Throughout, in addition to the story of bin Laden and other extremists, there are the stories of U.S. involvement in Islamic countries: in Afghanistan (where we supported the resistance against the Russians — the same resistance that wound up hosting al-Qaeda), in Kuwait, in Iran, in Iraq, in Israel, in Sudan, in Somalia. While mistakes by the U.S. government are exposed (including grudges between the C.I.A. and the F.B.I. that resulted in the withholding of incredibly important information leading up to 9/11), this is not a revisionist book that seeks to blame Carter, Reagan, Bush, Clinton, Bush, or America for all the evil!
Some insightful words just to whet your appetite:
“Radicalism usually prospers in the gap between rising expectations and declining opportunities. This is especially true where the population is young, idle, and bored; where the art is impoverished; where entertainment — movies, theater, music — is policed or absent altogether; and where young men are set apart from the consoling and socializing presence of women.”
“Few countries in the world were so different from each other, and yet so dependent on one another, as America and Saudi Arabia. . . . In 1970 the United States was the tenth greatest importer of Saudi oil; a decade later, it was number one.”

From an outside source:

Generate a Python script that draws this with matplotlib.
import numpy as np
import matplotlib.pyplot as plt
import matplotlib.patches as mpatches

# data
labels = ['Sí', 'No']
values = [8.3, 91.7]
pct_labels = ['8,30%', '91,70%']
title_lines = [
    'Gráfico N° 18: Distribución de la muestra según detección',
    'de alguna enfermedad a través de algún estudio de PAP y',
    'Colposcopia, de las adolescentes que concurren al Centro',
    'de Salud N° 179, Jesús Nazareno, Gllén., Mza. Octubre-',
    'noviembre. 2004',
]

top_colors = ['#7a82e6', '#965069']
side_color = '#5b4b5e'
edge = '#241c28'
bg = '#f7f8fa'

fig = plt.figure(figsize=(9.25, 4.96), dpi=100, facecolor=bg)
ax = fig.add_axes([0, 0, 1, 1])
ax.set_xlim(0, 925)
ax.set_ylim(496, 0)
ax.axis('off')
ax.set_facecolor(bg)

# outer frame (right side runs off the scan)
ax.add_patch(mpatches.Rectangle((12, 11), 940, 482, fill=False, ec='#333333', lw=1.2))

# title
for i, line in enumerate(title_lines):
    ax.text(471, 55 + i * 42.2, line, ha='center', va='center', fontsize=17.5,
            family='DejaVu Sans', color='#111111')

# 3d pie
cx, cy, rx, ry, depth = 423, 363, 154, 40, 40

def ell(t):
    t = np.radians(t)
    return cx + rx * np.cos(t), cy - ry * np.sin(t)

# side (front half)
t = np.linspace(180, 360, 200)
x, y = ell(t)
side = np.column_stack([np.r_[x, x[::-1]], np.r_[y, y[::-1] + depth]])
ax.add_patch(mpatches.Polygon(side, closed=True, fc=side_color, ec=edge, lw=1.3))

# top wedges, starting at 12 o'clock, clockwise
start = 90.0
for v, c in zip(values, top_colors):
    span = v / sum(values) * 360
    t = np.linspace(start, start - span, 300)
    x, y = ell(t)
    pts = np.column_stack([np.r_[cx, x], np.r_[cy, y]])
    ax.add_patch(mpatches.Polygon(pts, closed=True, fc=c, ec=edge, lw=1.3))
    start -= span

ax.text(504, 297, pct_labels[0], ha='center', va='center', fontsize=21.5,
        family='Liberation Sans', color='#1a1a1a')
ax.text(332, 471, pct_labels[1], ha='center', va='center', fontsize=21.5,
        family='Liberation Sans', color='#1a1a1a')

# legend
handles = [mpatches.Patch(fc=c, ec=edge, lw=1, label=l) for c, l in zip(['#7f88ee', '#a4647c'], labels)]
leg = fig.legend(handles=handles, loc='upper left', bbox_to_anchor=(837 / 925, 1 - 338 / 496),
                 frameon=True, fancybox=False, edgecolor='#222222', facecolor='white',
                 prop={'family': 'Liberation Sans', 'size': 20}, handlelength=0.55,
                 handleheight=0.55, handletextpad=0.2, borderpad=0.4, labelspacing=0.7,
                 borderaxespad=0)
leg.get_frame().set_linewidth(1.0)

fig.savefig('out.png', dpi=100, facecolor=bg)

“In 1990 bin Laden warned of the danger that the murderous tyrant in Iraq, Saddam Hussein, posed to Saudi Arabia. . . . Much of the Arab world was elated by Saddam’s anti-Western rhetoric and his threats to ‘burn half of Israel’ with chemical weapons. He was especially popular in Saudi Arabia, which maintained cordial relations with its northern neighbor. Nonetheless, bin Laden continued his lonely campaign against Saddam and his secular Baath Party.”

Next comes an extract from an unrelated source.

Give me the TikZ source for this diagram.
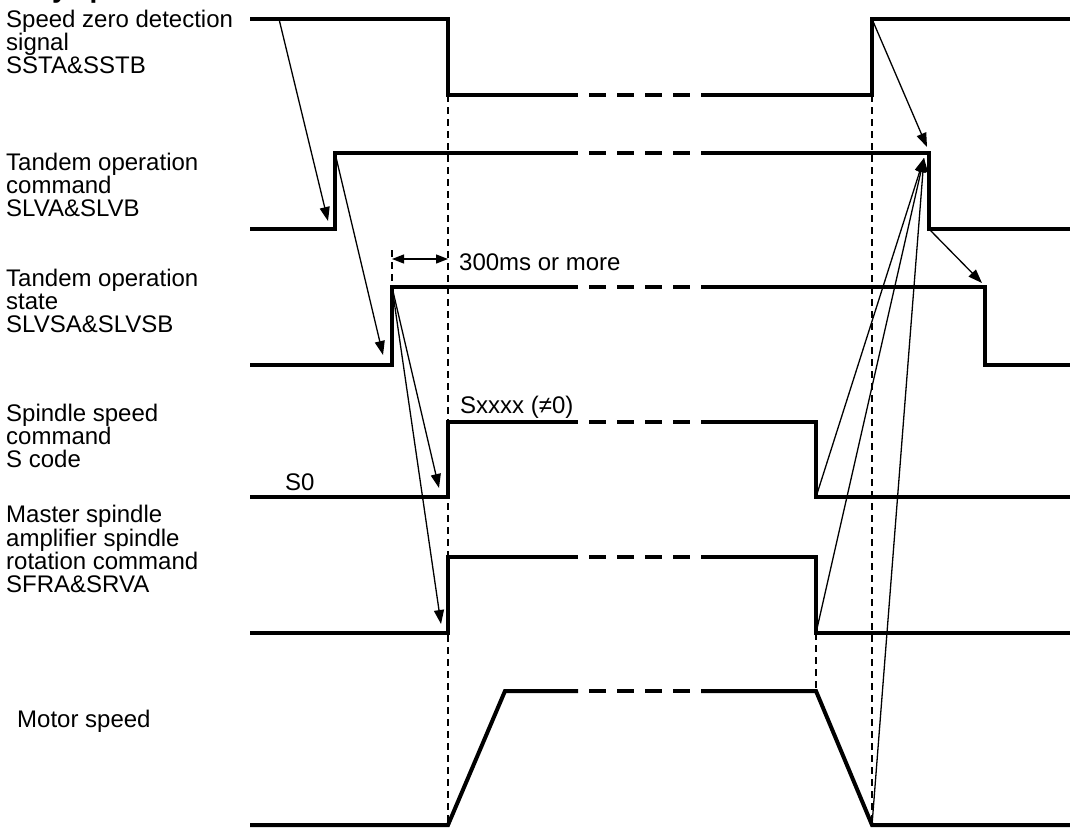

“For bin Laden, the cave was the last pure place. Only by retreating from society — and from time, history, modernity, corruption, the smothering West — could he presume to speak for the true religion.”
“The radical Islamist movement has never had a clear idea of governing, or even much interest in it, as the Taliban would conclusively demonstrate. Purification was the goal; and whenever purity is paramount, terror is close at hand.”
The section on al-Qaeda training is particularly frightening. Recruits are engrained with the three main goals: (1) establishing the rule of God on Earth; (2) attaining martyrdom in the cause of God; (3) purification of the ranks of Islam from the elements of depravity. They are taught to hate “the enemies of Islam”: (1) heretics; (2) Shiites; (3) America; and (4) Israel. They often gather in the evenings to watch Arnold Schwarzenegger movies (again, I kid you not), looking for tips about violence. “What the recruits tended to have in common — besides their urbanity, their cosmopolitan backgrounds, their education, their facility with languages, and their computer skills — was displacement.”
I highly recommend this book if you, too, are curious about bin Laden, al-Qaeda, and Islam (including the centuries-old conflicts between the Shiites and the Sunnis).
There are so many other parts I haven’t even mentioned. As one blurb on the book cover says, “The portrait of John O-Neill, the driven, demon-ridden F.B.I. agent who worked so frantically to stop Osama bin Laden, only to perish in the attack on the World Trade Center, is worth the price of the book alone.”